La estabilidad, legitimidad y vigencia de las instituciones no estaba en
juego, el blanco era la persona en cuestión y debilitar el partido
político al que pertenecían los acusados, a fin de situarse en mejor
posición de salida en las siguientes elecciones presidenciales.
En Venezuela, Carlos Andrés Pérez fue encarcelado y tras los
interinatos de Octavio Lepage y José Ramón Velásquez, en las elecciones
presidenciales de 1993, Rafael Caldera, ex presidente
conservador-demócrata cristiano, fue elegido sin grandes contrapesos.
Collor de Mello dimitió para evitar el bochorno y fue sustituido por su
vicepresidente, Itamar Franco, hasta el final del mandato. De las
siguientes elecciones emergerá la figura del socialdemócrata Fernando
Henrique Cardoso.
La derecha se benefició de esta
limpiezapara asegurarse la continuidad en el poder. La izquierda no era un problema, al contrario, se encontraba sumida en un debate de identidad, bajo una crisis de identidad y sobre todo de derrota política. Pero la historia reciente nos ubica en otro escenario. Los triunfos de Hugo Chávez en Venezuela, Evo Morales en Bolivia y Rafael Correa en Ecuador dieron un vuelco al escenario político. La izquierda y el llamado ciclo de los gobiernos progresistas donde se incorporarían Lula en Brasil, Kichner en Argentina, Tabaré Vázquez en Uruguay, los sandinistas en Nicaragua, Martín Torrijos en Panamá y Leonel Fernández en República Dominicana, supuso, en la primera década del siglo XXI, un cambio en la perspectiva de los gobiernos latinoamericanos. Se llegó a plantear una nueva era de gobiernos populares e incluso se teorizó sobre el
socialismo del siglo XXI.
En este contexto, el juicio político se ha transformado en un arma
desestabilizadora. Nos referimos a la utilización espuria del impeachment con
el fin de derribar, revertir procesos de cambio social, progresistas,
democráticos y de izquierda. En este sentido, el juicio político ha
servido para, en los casos de Paraguay (2012) y Brasil (2016), abrir la
puerta a una contrarrevolución. En Honduras, dado que ni el Parlamento
ni la Corte Suprema de Justicia tenían atribuciones para abrir un
proceso de impeachment, la detención, extradición y destitución
del presidente Manuel Zelaya se interpretó directamente como un golpe
de Estado y su presidente Roberto Micheletti como un presidente de facto.

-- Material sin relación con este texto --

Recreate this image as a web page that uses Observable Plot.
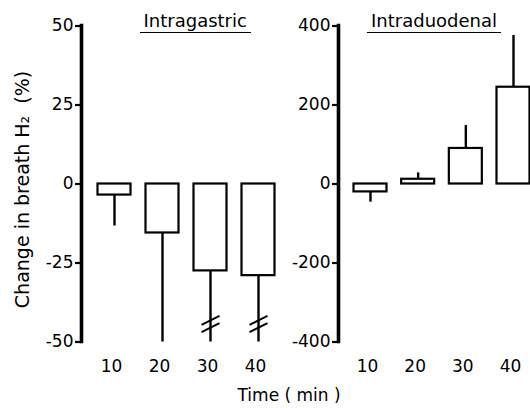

En Venezuela, por el contrario, se busca mediante firmas convocar a un
referendo revocatorio, mecanismo constitucional para la destitución del
presidente. En este sentido, el objetivo desestabilizador es aumentar el
grado de malestar y violencia para lograr el objetivo final: la ruptura
institucional del orden legítimo.
En conclusión, el juicio político en América Latina está siendo
utilizado por la derecha, de forma torticera para romper la voluntad
popular y hacer posible en los tribunales, el congreso y el senado lo
que no pueden conseguir en las urnas: ganar elecciones sin cometer
fraude. Nuevamente, nuestras burguesías se quitan la careta democrática y
se comportan como siempre lo han hecho, negando las libertades y los
derechos sociales a las clases trabajadoras.